Sammy was invited to his first birthday party this weekend, so we drove to Eliot on Saturday to celebrate his daycare buddy Sophie’s first birthday. First, the awkward part: We were the only people there who were not family. I blogged earlier that the family invited everyone from daycare and apparently we were the only ones who took the invitation seriously. Sure, it was a gray, rainy day, so maybe that kept people away. But maybe the invitation was just a gesture and we weren’t supposed to take it seriously. Who knows? Daycare diplomacy is complicated. More on this later…
We had a good time, although we couldn’t stay for cake or for the present opening. Sammy missed his morning nap and he was pretty cranky. Even though it wasn’t a big deal, I am glad we went. I feel strongly that since I am not sure whether we’ll have another baby, I need to do everything I can to nurture little friends for him until he can do that on his own.
After the party we dropped him off at my parents’ and Drew and I got to spend some much-needed alone time. Working on our relationship is pretty much the last thing we have the energy to do after a long day of work and then taking care of Sam. I barely have time to wash my hair on a regular basis, let alone ponder the inner workings of our marriage. I just read this blog post on the NYT website today and as much as I agree with the writer that the marriage should come before children, I can’t say that it’s an easy thing to do. But work on it we must… So we went out to dinner to Norm’s, where Drew enjoyed an Allagash White with his BBQ chicken tacos and buttermilk biscuits. (Those are dangerously addictive!) I had a nice glass of Malbec and the steamed mussles. YUM. Then the wild party animals that we are, we rented a movie (Up in the Air, which I wanted to see when it came out around Christmas, but never got to it because Master Samuel made his early appearance…) and watched it on the laptop. In bed. While eating frozen Pepperidge Farm coconut cake. In our PJs. I told you, we know how to live it up!

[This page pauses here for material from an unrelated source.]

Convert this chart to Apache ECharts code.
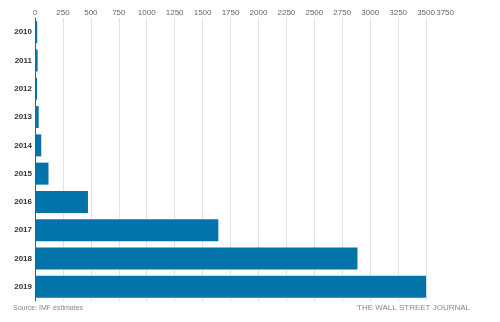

Now, you’d think that a night like this would be a welcome relief. But it wasn’t. I mean sure, it was nice to be alone a bit and not have to listen to the baby monitor at night. But I missed the little snot so much… I actually cried myself to sleep thinking about his sweet little face. What is wrong with me? I know, nothing is wrong, this is normal… But it’s disturbing. I was up at 6 a.m. – his usual breakfast time – but managed to go back to sleep until 8:30. Small victories…
So about daycare diplomacy: I ran into Sophie’s mom this afternoon while picking up Sam and met another mom whose baby is fairly new there. He is a tiny little guy, just four months old. They were talking about how some mornings it’s still difficult to leave our babies there, which is absolutely true. So when Sophie’s mom said that we should have coffee, I joked that coffee will not do, we should have some wine. The other mom gave me a death look and said: “My baby does not like red wine in his breastmilk.”
I guess I will not be partying with them after all. I don’t know that much about breastfeeding because I didn’t get to do it for too long, but I do know that you can, in fact, drink and nurse. And you definitely don’t need to be bitchy about it.
Random cuteness from Sam: He can now definitely roll over. He did it again this weekend at my parents and then at home. Finally Drew got to see him roll over as well. It’s ridiculous how proud it makes you feel. Seriously. He now also loves to shriek in a high-pitched voice. Super cute. We gave him some bananas (mashed together with apples) this weekend. At first he wasn’t sure about it, but then gobbled it all up with a spoon like a big boy. We bought him a high chair a few weeks ago and he just looks so cute and content to sit there with the grown-ups. How come I don’t have a picture of this yet? Crazy… Must do that soon.